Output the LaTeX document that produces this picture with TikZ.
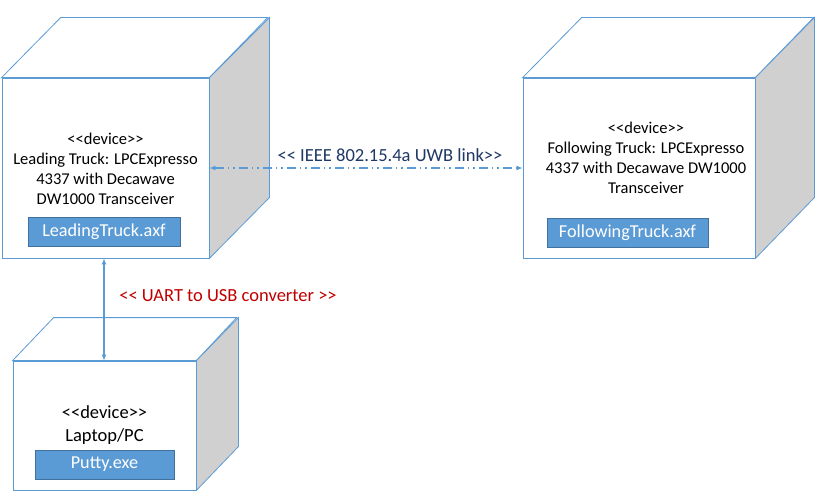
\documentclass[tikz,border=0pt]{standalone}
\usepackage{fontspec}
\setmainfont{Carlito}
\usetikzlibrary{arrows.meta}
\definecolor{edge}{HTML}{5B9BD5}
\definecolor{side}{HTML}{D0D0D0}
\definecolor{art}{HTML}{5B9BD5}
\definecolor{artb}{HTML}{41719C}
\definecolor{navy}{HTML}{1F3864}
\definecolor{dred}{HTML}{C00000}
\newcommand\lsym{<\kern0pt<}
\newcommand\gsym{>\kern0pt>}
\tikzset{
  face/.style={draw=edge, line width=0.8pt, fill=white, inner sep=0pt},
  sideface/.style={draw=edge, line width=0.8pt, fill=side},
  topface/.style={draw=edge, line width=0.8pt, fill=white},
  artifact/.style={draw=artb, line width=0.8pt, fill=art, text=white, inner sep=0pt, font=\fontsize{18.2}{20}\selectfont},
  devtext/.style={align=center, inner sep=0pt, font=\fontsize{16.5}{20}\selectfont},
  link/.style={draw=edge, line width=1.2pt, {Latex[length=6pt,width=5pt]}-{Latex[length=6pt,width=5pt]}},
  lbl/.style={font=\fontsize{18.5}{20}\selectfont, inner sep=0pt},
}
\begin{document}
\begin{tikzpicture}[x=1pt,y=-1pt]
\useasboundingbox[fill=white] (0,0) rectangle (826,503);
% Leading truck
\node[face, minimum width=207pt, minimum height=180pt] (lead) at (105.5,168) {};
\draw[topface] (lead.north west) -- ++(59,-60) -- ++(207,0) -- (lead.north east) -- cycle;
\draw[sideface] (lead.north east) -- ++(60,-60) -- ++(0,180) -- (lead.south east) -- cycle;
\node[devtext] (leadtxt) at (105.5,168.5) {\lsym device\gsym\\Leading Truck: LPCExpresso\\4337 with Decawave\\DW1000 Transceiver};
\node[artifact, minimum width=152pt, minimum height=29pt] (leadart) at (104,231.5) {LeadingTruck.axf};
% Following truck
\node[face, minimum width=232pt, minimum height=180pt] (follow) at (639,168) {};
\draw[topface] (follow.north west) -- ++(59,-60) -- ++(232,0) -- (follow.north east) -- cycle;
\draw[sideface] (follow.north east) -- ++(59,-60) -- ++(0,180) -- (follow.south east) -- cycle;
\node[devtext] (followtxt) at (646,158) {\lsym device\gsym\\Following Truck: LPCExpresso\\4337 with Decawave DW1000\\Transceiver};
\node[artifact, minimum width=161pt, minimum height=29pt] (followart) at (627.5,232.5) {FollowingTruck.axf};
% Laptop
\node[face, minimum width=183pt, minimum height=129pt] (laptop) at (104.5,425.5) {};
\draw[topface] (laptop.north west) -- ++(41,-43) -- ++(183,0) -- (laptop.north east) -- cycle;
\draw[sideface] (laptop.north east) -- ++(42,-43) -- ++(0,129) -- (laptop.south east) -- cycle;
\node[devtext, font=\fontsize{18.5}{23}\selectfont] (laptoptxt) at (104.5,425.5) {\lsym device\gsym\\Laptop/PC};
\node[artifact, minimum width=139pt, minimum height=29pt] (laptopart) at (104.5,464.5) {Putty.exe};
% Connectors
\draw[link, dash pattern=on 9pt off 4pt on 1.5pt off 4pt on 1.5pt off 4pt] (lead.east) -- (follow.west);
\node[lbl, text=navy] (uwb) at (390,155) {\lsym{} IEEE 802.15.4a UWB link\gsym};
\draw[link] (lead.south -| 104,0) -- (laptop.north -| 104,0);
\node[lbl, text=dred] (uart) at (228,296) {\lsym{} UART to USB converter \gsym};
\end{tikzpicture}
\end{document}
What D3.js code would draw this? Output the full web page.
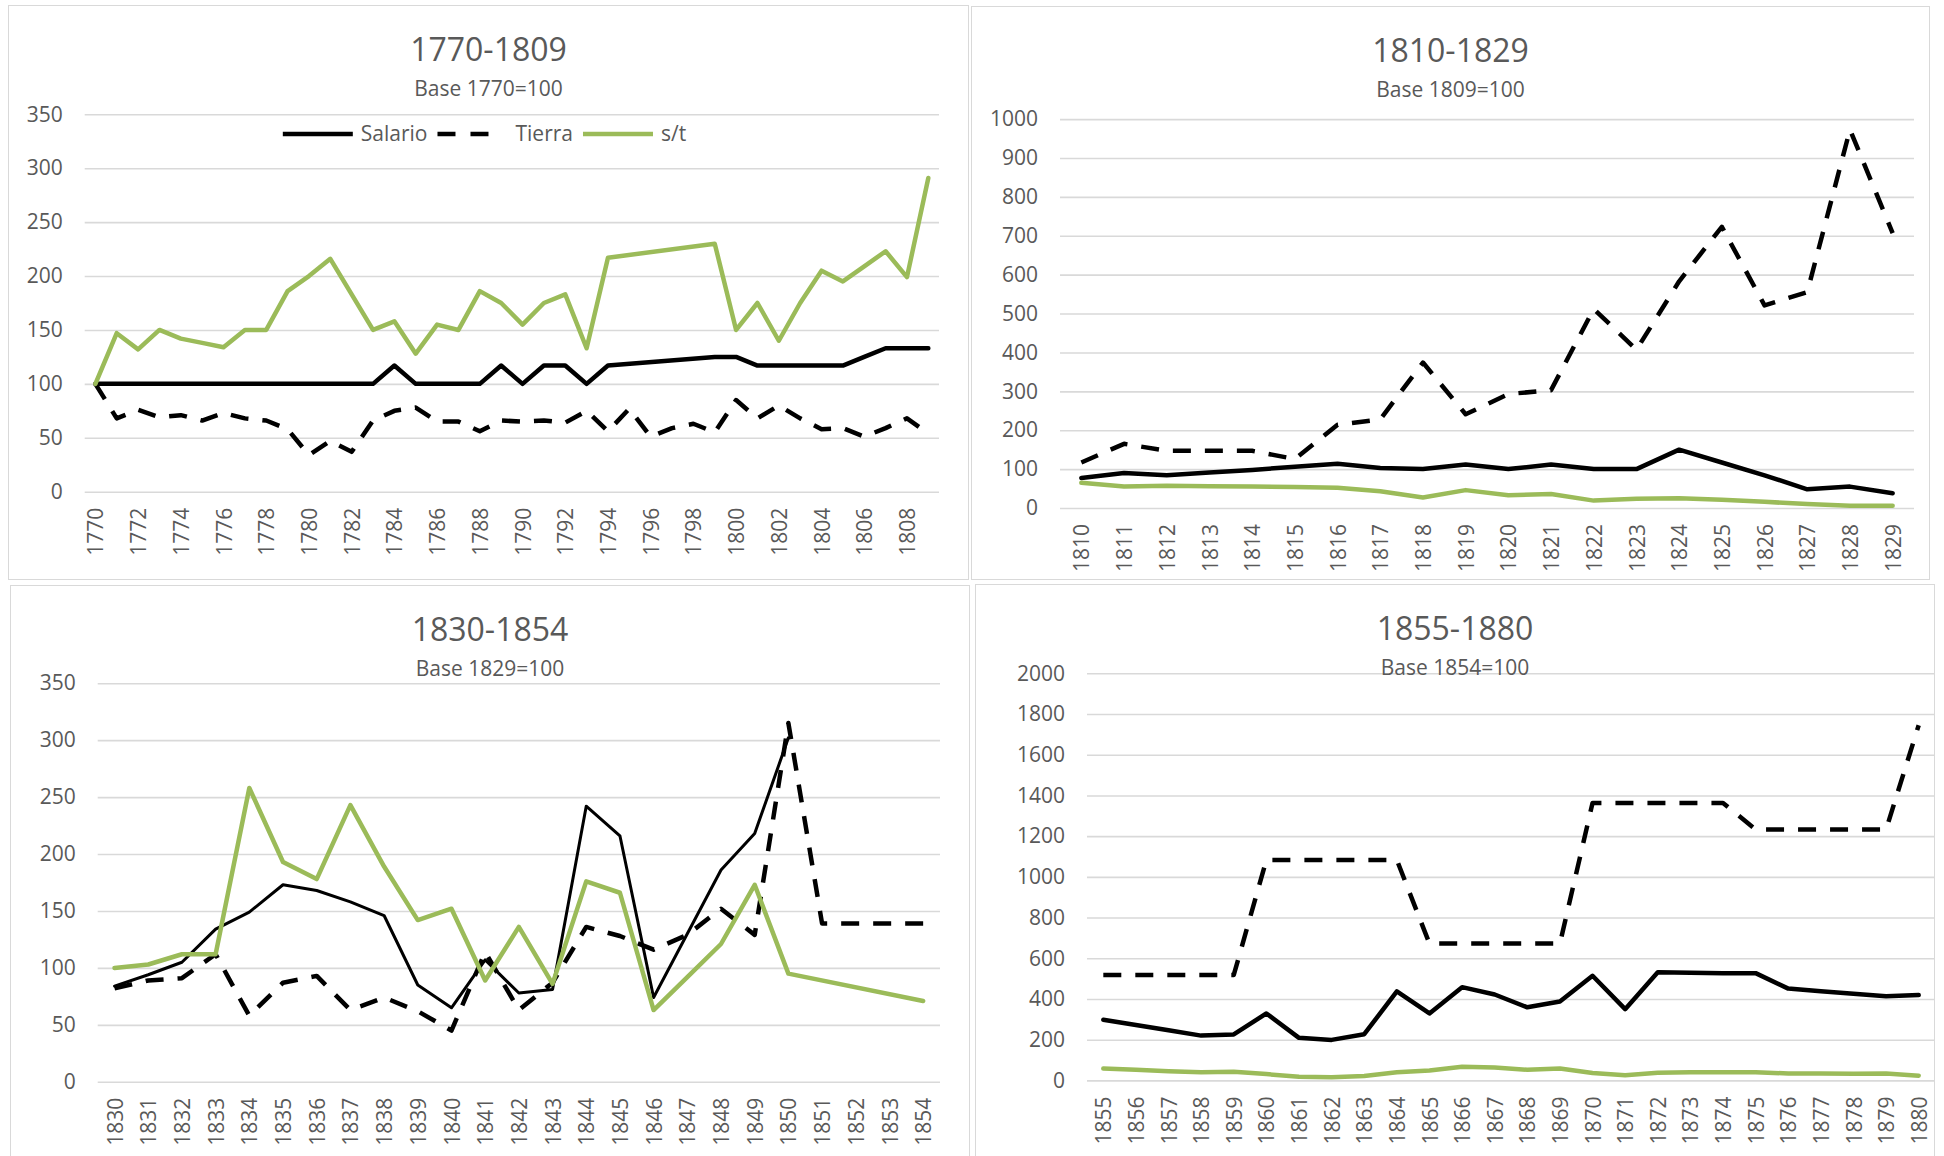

===

> Brief
Select, from the listing, all lines that include the word "Output".

> Solution to this problem
Output the LaTeX document that produces this picture with TikZ.
What D3.js code would draw this? Output the full web page.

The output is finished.